After Scott Brown captured the U.S. Senate seat Ted Kennedy had occupied for decades, we heard two different views of the event.
One said the surprise victory of an obscure state senator over the anointed Democrat in such a Democrat-leaning state had much to do with growing antagonism to runaway federal spending and spastic efforts to expand federal control over our lives. That Scott Brown promised to vote against Obamacare supports this view. So do exit polls showing that 41 percent of participants “strongly oppose” the health care legislation, only 25 percent “strongly favor” it.
The other notion is that Brown won only because people are frustrated. President Obama declared that “the same thing that swept Scott Brown into office swept [him] into office.” People are “angry and they are frustrated. Not just because of what’s happened in the last year or two years, but what’s happened over the last eight years.”

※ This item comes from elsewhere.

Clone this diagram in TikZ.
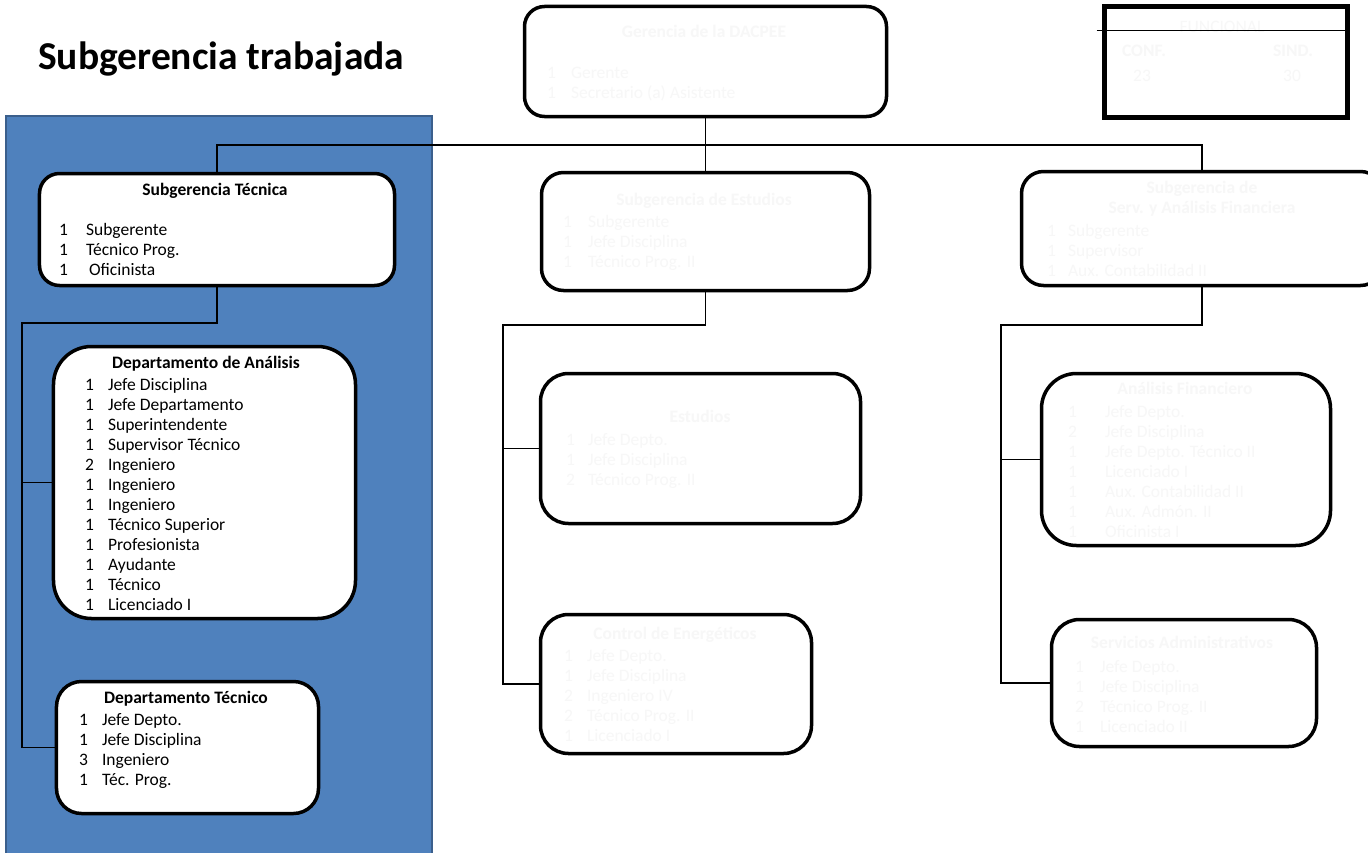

See, it’s all Bush-legacy stuff, not anything Obama and the Democrats have been doing.
Denial isn’t just a river in Egypt.
Not everyone’s wearing blinders. Soon after Brown won, Democratic Senator Jim Webb said the election had been a referendum on both health care legislation and “the integrity of the government process.” He urged fellow Democrats not to try ramming Obamacare through before Brown could be seated.
Hmmm. Listening to the voters. Good idea, Jim.
And it’s Common Sense. I’m Paul Jacob.